■ **What is expected**: Copy from the first line below down to and including the line with "import * as". Skip the pictures.

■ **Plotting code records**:
--- START ---

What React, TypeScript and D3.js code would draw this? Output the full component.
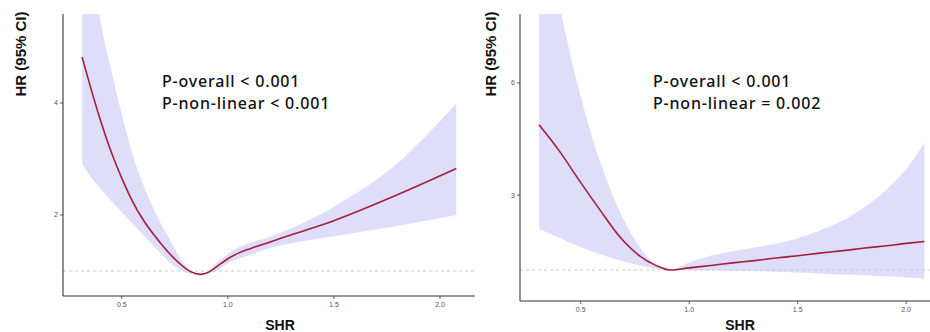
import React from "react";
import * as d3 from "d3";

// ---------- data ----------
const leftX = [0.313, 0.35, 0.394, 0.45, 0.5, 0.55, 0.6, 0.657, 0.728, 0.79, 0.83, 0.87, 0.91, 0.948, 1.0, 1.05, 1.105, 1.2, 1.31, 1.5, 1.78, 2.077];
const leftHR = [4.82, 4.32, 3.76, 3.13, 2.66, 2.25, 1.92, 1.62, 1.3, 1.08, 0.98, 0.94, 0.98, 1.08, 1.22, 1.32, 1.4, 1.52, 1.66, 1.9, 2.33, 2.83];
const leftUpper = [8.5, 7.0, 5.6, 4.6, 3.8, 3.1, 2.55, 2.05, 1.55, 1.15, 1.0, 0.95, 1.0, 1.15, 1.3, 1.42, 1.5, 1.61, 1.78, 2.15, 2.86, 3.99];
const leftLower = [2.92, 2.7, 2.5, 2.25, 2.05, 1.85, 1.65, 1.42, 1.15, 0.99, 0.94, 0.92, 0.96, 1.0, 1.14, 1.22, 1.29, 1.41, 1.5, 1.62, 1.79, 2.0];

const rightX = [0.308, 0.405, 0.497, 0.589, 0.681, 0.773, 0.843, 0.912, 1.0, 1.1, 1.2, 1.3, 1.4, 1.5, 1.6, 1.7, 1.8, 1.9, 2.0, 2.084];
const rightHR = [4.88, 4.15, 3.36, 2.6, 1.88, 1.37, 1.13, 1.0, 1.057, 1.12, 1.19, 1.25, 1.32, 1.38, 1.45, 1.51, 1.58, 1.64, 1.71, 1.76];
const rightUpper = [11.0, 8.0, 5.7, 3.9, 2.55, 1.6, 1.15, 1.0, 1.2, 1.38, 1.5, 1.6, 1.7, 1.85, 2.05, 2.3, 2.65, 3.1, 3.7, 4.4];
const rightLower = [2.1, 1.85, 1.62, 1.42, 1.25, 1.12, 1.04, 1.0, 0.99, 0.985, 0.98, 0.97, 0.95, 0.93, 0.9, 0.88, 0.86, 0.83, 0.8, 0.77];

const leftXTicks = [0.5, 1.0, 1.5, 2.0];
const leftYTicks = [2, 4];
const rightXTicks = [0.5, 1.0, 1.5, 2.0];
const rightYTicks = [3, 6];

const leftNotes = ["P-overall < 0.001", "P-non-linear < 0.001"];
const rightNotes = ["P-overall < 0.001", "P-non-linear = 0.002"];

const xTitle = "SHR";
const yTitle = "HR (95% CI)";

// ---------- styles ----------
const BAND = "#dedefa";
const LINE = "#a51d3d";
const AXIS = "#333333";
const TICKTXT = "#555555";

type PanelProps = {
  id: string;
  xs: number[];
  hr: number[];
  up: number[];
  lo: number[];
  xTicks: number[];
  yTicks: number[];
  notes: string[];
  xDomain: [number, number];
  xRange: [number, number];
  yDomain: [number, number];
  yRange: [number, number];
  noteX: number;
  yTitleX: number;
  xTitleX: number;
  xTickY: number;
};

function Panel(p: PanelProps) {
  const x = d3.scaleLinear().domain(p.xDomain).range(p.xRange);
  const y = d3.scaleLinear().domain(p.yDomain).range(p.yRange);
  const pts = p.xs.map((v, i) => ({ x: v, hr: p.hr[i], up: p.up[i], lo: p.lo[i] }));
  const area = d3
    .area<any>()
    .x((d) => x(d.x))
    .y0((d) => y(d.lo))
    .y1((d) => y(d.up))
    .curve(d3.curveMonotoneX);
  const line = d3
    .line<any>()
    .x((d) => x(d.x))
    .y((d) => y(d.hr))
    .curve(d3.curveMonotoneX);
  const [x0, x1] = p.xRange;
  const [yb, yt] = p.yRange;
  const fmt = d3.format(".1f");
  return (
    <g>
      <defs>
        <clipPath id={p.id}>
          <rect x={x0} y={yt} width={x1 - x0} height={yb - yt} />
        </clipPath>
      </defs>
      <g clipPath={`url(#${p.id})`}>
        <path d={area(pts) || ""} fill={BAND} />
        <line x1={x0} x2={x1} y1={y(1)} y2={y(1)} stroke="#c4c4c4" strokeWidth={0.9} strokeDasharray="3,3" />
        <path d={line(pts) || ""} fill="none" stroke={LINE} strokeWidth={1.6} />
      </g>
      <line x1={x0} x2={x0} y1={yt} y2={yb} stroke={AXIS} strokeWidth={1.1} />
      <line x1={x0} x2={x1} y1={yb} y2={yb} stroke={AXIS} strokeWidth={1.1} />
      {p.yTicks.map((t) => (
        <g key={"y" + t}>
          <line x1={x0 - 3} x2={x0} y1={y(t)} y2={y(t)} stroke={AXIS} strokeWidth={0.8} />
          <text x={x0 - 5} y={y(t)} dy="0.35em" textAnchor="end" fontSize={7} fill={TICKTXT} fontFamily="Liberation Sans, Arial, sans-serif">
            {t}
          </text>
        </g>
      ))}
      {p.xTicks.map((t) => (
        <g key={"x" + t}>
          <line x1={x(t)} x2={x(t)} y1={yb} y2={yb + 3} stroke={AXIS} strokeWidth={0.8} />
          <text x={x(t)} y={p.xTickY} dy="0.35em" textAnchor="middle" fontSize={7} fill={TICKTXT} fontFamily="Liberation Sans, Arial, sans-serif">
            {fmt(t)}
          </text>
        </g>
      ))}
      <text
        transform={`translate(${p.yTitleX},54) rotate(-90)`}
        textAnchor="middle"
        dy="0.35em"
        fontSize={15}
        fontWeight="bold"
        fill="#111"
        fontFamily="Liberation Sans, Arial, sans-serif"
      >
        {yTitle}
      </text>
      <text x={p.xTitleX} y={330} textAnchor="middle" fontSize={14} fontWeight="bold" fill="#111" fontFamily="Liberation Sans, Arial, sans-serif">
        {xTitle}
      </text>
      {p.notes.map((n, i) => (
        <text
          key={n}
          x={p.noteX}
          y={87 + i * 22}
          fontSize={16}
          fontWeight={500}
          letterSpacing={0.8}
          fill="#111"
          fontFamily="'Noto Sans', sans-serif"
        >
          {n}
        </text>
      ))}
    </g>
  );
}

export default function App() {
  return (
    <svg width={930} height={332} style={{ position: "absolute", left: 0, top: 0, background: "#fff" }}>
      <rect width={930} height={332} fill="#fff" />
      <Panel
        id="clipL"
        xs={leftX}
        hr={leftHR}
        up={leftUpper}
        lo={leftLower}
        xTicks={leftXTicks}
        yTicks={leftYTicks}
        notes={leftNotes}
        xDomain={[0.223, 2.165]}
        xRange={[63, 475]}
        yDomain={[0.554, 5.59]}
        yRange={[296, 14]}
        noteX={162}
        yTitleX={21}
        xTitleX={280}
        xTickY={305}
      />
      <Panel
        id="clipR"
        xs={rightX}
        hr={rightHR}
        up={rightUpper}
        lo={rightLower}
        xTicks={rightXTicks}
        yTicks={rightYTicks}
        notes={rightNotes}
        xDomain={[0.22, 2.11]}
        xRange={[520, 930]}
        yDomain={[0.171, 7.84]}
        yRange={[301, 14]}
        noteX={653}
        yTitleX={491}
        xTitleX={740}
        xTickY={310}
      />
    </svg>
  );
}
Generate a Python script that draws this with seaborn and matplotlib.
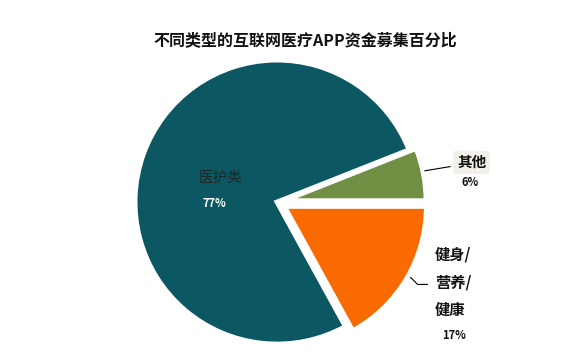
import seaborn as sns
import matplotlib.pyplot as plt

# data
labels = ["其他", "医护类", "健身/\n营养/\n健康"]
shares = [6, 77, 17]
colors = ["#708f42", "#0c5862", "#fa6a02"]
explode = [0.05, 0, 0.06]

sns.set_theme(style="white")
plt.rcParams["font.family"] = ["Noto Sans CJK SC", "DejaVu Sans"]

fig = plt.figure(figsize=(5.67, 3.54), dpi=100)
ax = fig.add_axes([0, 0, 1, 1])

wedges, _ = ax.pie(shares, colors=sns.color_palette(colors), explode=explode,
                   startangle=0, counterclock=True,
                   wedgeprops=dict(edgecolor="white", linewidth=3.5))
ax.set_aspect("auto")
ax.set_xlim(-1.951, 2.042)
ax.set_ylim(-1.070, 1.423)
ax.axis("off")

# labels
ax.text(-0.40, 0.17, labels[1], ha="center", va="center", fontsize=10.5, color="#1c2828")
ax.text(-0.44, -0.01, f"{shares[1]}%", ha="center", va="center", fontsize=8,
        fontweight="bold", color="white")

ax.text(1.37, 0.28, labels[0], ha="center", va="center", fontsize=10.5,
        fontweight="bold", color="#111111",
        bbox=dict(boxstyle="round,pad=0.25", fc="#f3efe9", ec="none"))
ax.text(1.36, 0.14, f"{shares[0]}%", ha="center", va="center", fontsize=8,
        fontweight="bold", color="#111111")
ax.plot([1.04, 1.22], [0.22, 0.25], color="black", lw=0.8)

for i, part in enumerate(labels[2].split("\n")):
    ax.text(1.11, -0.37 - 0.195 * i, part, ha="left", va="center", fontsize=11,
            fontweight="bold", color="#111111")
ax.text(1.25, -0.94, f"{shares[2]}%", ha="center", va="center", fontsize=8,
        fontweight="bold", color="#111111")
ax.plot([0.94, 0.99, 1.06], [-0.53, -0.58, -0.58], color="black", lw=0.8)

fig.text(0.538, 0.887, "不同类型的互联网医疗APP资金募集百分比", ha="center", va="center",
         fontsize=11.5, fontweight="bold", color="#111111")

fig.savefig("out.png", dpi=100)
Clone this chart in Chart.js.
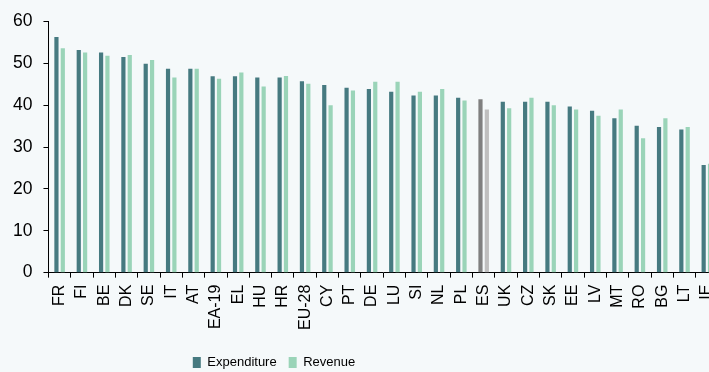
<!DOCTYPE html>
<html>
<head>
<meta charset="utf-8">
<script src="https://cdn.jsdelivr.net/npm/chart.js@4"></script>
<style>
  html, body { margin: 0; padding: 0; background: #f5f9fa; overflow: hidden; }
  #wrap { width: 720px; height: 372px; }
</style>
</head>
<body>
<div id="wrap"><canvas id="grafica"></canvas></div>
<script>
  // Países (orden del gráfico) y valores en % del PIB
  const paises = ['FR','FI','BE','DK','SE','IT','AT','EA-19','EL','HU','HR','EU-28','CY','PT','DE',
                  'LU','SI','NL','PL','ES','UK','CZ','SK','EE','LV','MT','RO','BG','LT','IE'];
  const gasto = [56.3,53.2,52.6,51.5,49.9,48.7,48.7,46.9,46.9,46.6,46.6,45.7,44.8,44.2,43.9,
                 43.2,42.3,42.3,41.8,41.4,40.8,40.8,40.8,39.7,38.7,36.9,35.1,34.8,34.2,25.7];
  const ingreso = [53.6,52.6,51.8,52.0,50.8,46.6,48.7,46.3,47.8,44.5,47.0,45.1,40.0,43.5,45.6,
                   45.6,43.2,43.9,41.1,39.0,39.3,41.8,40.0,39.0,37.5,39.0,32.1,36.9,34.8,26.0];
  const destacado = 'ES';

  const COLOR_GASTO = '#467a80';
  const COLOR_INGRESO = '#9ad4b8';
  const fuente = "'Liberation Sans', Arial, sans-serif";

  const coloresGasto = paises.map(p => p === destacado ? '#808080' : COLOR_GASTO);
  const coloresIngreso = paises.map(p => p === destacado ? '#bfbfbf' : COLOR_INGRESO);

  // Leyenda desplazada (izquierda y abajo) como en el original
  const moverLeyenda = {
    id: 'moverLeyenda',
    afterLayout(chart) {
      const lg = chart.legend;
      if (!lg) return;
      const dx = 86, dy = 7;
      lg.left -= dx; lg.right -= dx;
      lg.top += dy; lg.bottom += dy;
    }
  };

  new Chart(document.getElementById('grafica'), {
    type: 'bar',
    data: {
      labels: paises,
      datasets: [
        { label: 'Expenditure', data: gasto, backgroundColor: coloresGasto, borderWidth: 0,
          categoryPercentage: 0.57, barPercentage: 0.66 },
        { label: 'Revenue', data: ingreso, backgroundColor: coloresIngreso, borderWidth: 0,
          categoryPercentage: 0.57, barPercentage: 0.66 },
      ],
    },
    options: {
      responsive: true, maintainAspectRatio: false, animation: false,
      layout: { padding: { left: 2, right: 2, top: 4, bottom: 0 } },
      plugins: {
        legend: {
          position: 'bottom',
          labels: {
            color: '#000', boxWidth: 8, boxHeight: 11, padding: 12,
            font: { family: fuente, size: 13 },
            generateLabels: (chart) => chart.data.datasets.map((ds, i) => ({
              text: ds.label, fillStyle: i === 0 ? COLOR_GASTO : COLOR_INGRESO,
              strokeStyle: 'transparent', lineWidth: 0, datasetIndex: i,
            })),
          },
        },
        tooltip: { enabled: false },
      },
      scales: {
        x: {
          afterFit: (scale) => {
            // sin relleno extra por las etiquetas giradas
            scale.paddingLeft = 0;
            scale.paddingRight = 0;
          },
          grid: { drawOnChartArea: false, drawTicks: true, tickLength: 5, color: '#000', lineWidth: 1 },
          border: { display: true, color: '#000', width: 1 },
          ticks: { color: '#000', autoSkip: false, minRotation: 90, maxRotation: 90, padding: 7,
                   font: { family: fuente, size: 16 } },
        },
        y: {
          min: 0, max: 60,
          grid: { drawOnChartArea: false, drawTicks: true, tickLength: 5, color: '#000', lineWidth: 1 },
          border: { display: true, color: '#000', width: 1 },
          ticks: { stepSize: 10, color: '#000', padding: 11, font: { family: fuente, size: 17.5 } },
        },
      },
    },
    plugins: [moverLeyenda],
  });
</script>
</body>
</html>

--- END ---

■ **Full response**:
What React, TypeScript and D3.js code would draw this? Output the full component.
import React from "react";
import * as d3 from "d3";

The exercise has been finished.